The last year has shown us that while the challenges we face at home are clear, the forces against us are global. We have seen the horrors of genocide in Gaza, the war in Ukraine rolling on, the US and Israel’s war against Iran now engulfing the Middle East, conflicts in Sudan and Somalia, the situation in Venezuela, and the continuation and massive escalation of an illegal blockade against the people of Cuba.

That is why I am so proud of the work our union does internationally: the work we do with our sister unions as part of Education International, the refugee solidarity work carried out by members in Calais and Dunkirk, our solidarity with Cuban colleagues as they resist the intensification of the US’s illegal trade blockade against Cuba and its people.

We stand with the educators of Iran at a time when the Iranian people have faced violence from the regime inside and bombardment from the US and Israel outside.

The unending resilience and hope of the Palestinian people is an inspiration to the world. We cannot allow efforts to isolate the Palestinians from the international community to work. One day, members of our two unions will meet together, to promote peace and education for all, in a Free Palestine.

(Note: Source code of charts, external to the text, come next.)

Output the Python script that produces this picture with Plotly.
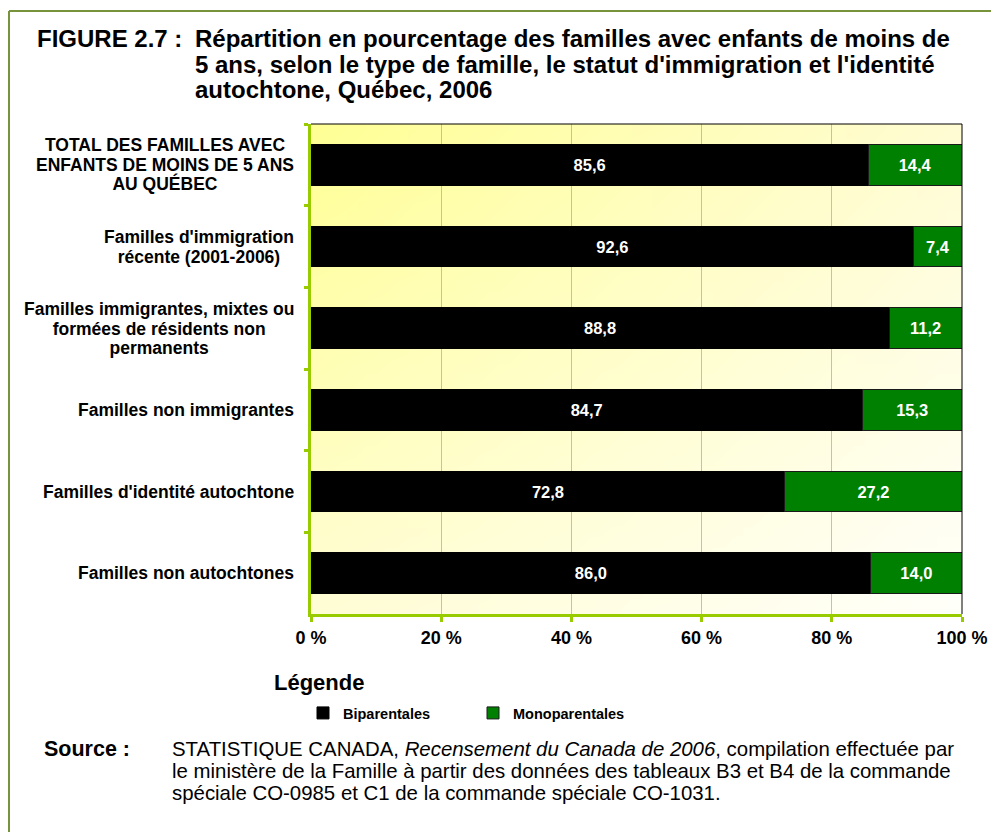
import base64, struct, zlib
import plotly.graph_objects as go

# ---------------- data ----------------
categories = [
    "TOTAL DES FAMILLES AVEC<br>ENFANTS DE MOINS DE 5 ANS<br>AU QUÉBEC",
    "Familles d'immigration<br>récente (2001-2006)",
    "Familles immigrantes, mixtes ou<br>formées de résidents non<br>permanents",
    "Familles non immigrantes",
    "Familles d'identité autochtone",
    "Familles non autochtones",
]
biparentales = [85.6, 92.6, 88.8, 84.7, 72.8, 86.0]
monoparentales = [14.4, 7.4, 11.2, 15.3, 27.2, 14.0]
series_names = ["Biparentales", "Monoparentales"]
x_tick_values = [0, 20, 40, 60, 80, 100]
x_tick_labels = ["0 %", "20 %", "40 %", "60 %", "80 %", "100 %"]

# ---------------- geometry helpers (page coords; body has 8px margin) ----------------
OFF = 8
W, H = 999 - OFF, 832 - OFF
PL, PR, PT, PB = 311, 962, 124, 614   # page coords of plot area
def px(x):
    return (x - PL) / (PR - PL)
def py(y):
    return (PB - y) / (PB - PT)

FONT = "Liberation Sans, Arial, sans-serif"
GREEN_AX = "#99cc00"
FRAME = "#77933c"

# ---------------- gradient background image (style only) ----------------
def gradient_png(w, h, tl, tr, bl, br):
    rows = []
    for j in range(h):
        v = j / (h - 1)
        row = bytearray([0])
        for i in range(w):
            u = i / (w - 1)
            c = [round((1-u)*(1-v)*tl[k] + u*(1-v)*tr[k] + (1-u)*v*bl[k] + u*v*br[k]) for k in range(3)]
            row.extend(c)
        rows.append(bytes(row))
    raw = b"".join(rows)
    def chunk(t, d):
        c = struct.pack(">I", len(d)) + t + d
        return c + struct.pack(">I", zlib.crc32(t + d) & 0xffffffff)
    png = b"\x89PNG\r\n\x1a\n" + chunk(b"IHDR", struct.pack(">IIBBBBB", w, h, 8, 2, 0, 0, 0)) \
        + chunk(b"IDAT", zlib.compress(raw, 9)) + chunk(b"IEND", b"")
    return "data:image/png;base64," + base64.b64encode(png).decode()

bg_src = gradient_png(64, 48, (255, 255, 150), (255, 252, 212), (255, 253, 212), (255, 255, 250))

fig = go.Figure()
for vals, name, col, lc in [(biparentales, series_names[0], "#000000", "#000000"),
                            (monoparentales, series_names[1], "#008000", "#1a1a1a")]:
    fig.add_trace(go.Bar(
        y=categories, x=vals, name=name, orientation="h",
        marker=dict(color=col, line=dict(color=lc, width=1)),
        texttemplate="%{x:.1f}", textposition="inside", insidetextanchor="middle",
        textfont=dict(color="white", size=16.5, family=FONT, weight="bold"),
        constraintext="none",
    ))

annotations = []
# category labels: base font 15px gives ~19.5px line spacing, glyphs drawn at 17.5px
for c in categories:
    lines = c.split("<br>")
    txt = "<br>".join("<span style='font-size:17.5px'>" + l + "</span>" for l in lines)
    annotations.append(dict(
        x=px(296), xref="paper", y=c, yref="y", text=txt, showarrow=False,
        xanchor="right", yanchor="middle", align="center",
        font=dict(family=FONT, size=15, color="#000000", weight="bold"),
    ))

# title
annotations.append(dict(
    x=px(35), xref="paper", y=py(39), yref="paper", text="FIGURE 2.7 :",
    showarrow=False, xanchor="left", yanchor="middle",
    font=dict(family=FONT, size=24, color="#000000", weight="bold"),
))
title_lines = ["Répartition en pourcentage des familles avec enfants de moins de",
               "5 ans, selon le type de famille, le statut d'immigration et l'identité",
               "autochtone, Québec, 2006"]
for i, t in enumerate(title_lines):
    annotations.append(dict(
        x=px(193), xref="paper", y=py(39 + 25 * i), yref="paper", text=t,
        showarrow=False, xanchor="left", yanchor="middle", align="left",
        font=dict(family=FONT, size=24, color="#000000", weight="bold"),
    ))
# legend heading
annotations.append(dict(
    x=px(272), xref="paper", y=py(682), yref="paper", text="Légende",
    showarrow=False, xanchor="left", yanchor="middle",
    font=dict(family=FONT, size=22, color="#000000", weight="bold"),
))
# source
annotations.append(dict(
    x=px(42), xref="paper", y=py(749), yref="paper", text="Source :",
    showarrow=False, xanchor="left", yanchor="middle",
    font=dict(family=FONT, size=21.5, color="#000000", weight="bold"),
))
source_lines = ["STATISTIQUE CANADA, <i>Recensement du Canada de 2006</i>, compilation effectuée par",
                "le ministère de la Famille à partir des données des tableaux B3 et B4 de la commande",
                "spéciale CO-0985 et C1 de la commande spéciale CO-1031."]
for i, t in enumerate(source_lines):
    annotations.append(dict(
        x=px(170), xref="paper", y=py(749 + 22 * i), yref="paper", text=t,
        showarrow=False, xanchor="left", yanchor="middle", align="left",
        font=dict(family=FONT, size=20.4, color="#000000"),
    ))

shapes = [
    # outer frame (left + top)
    dict(type="line", xref="paper", yref="paper", x0=px(9), x1=px(9), y0=py(11), y1=py(845),
         line=dict(color=FRAME, width=2)),
    dict(type="line", xref="paper", yref="paper", x0=px(9), x1=px(1010), y0=py(11), y1=py(11),
         line=dict(color=FRAME, width=2)),
    # plot border top & right (thin dark)
    dict(type="line", xref="paper", yref="paper", x0=0, x1=1, y0=1, y1=1,
         line=dict(color="#000000", width=1)),
    dict(type="line", xref="paper", yref="paper", x0=1, x1=1, y0=0, y1=1,
         line=dict(color="#000000", width=1)),
]

fig.update_layout(
    width=W, height=H,
    margin=dict(l=PL - OFF, r=W - (PR - OFF), t=PT - OFF, b=H - (PB - OFF), pad=0),
    paper_bgcolor="white", plot_bgcolor="rgba(0,0,0,0)",
    barmode="stack", bargap=0.5,
    separators=", ",
    font=dict(family=FONT, color="#000000"),
    showlegend=True,
    legend=dict(orientation="h", x=px(303), y=py(713), xanchor="left", yanchor="middle",
                xref="paper", yref="paper",
                font=dict(family=FONT, size=14.5, color="#000000", weight="bold"),
                entrywidth=125, entrywidthmode="pixels", itemwidth=30,
                bgcolor="rgba(0,0,0,0)", traceorder="normal"),
    annotations=annotations,
    shapes=shapes,
    images=[dict(source=bg_src, xref="paper", yref="paper", x=0, y=1, sizex=1, sizey=1,
                 xanchor="left", yanchor="top", sizing="stretch", layer="below")],
)
fig.update_xaxes(
    range=[0, 100], tickmode="array", tickvals=x_tick_values, ticktext=x_tick_labels,
    showgrid=True, gridcolor="#c0c0c0", gridwidth=1,
    showline=True, linecolor=GREEN_AX, linewidth=3,
    ticks="outside", ticklen=5, tickwidth=3, tickcolor=GREEN_AX,
    tickfont=dict(family=FONT, size=18, color="#000000", weight="bold"),
    zeroline=False, fixedrange=True,
)
fig.update_yaxes(
    autorange="reversed", showticklabels=False,
    showline=True, linecolor=GREEN_AX, linewidth=3,
    ticks="outside", tickson="boundaries", ticklen=4, tickwidth=3, tickcolor=GREEN_AX,
    showgrid=False, fixedrange=True,
)

fig.write_html("out.html")
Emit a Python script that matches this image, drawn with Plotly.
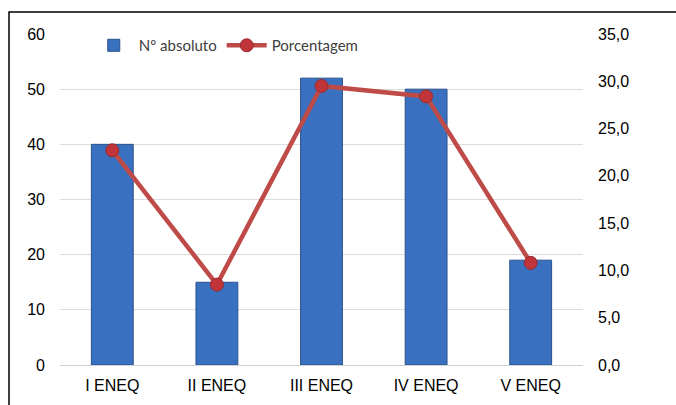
import plotly.graph_objects as go

# Dados
edicoes = ["I ENEQ", "II ENEQ", "III ENEQ", "IV ENEQ", "V ENEQ"]
n_absoluto = [40, 15, 52, 50, 19]
porcentagem = [22.7, 8.5, 29.5, 28.4, 10.8]

left_ticks = [0, 10, 20, 30, 40, 50, 60]
right_ticks = [0, 5, 10, 15, 20, 25, 30, 35]
right_labels = [f"{v:.1f}".replace(".", ",") for v in right_ticks]

W, H = 676, 405
ml, mr, mt, mb = 60, 93, 34, 40
pw = W - ml - mr
ph = H - mt - mb

fig = go.Figure()
fig.add_trace(go.Bar(
    x=edicoes, y=n_absoluto, name="Nº absoluto",
    marker=dict(color="#3a70c0", line=dict(color="#2b528c", width=1)),
))
fig.add_trace(go.Scatter(
    x=edicoes, y=porcentagem, name="Porcentagem", yaxis="y2",
    mode="lines+markers",
    line=dict(color="#be4b48", width=4.5),
    marker=dict(color="#c0343a", size=13, line=dict(color="#9c2a2e", width=1)),
))

# moldura do gráfico
fig.add_shape(
    type="rect", xref="paper", yref="paper",
    x0=(9 - ml) / pw, x1=(W + 5 - ml) / pw,
    y0=-(H + 5 - (H - mb)) / ph, y1=1 + (mt - 12) / ph,
    line=dict(color="#000000", width=1.5), fillcolor="rgba(0,0,0,0)", layer="below",
)

fig.update_layout(
    width=W, height=H,
    margin=dict(l=ml, r=mr, t=mt, b=mb),
    paper_bgcolor="white", plot_bgcolor="white",
    bargap=0.6,
    showlegend=True,
    legend=dict(
        orientation="h", x=0.055, y=1.015, xanchor="left", yanchor="top",
        font=dict(family="Lato, Liberation Sans, sans-serif", size=15, color="#404040"),
        bgcolor="rgba(0,0,0,0)", itemwidth=40, tracegroupgap=0,
    ),
    font=dict(family="Liberation Sans, Arial, sans-serif", size=16, color="#000000"),
    xaxis=dict(
        showgrid=False, showline=True, linecolor="#d0d0d0", linewidth=1,
        ticks="", tickfont=dict(size=16), ticklabelstandoff=6,
    ),
    yaxis=dict(
        range=[0, 60], tickvals=left_ticks, showgrid=True, gridcolor="#dcdcdc",
        gridwidth=1, zeroline=False, showline=False, ticks="", ticklabelstandoff=14,
        tickfont=dict(size=16),
    ),
    yaxis2=dict(
        range=[0, 35], tickvals=right_ticks, ticktext=right_labels,
        overlaying="y", side="right", showgrid=False, zeroline=False,
        showline=False, ticks="", ticklabelstandoff=14, tickfont=dict(size=16),
    ),
)

fig.write_html("out.html")
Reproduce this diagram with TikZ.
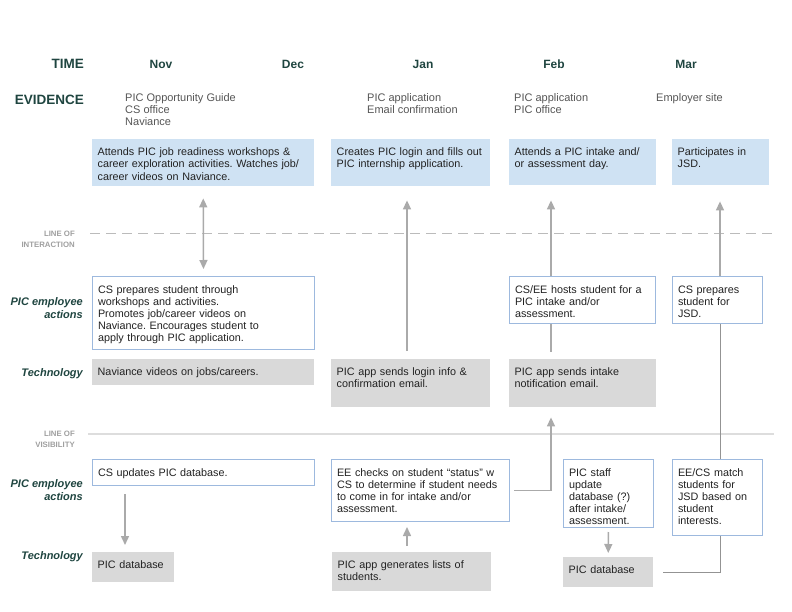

Attacks on the right to protest go on and we must vehemently defend the right to dissent peacefully as a cornerstone of our freedom and democracy. We must never allow ourselves to be cowed in our defence of peace and humanity. We must never be scared to raise our voice against injustice or to stand with the oppressed.

Despite the many challenges we face, I have hope. A better education system is possible, and that means a better world is possible. I believe this because I believe in the transformative power of education, I believe in the power of organised workers, I believe in the young people we work with every day. And I believe in us. I have hope in us.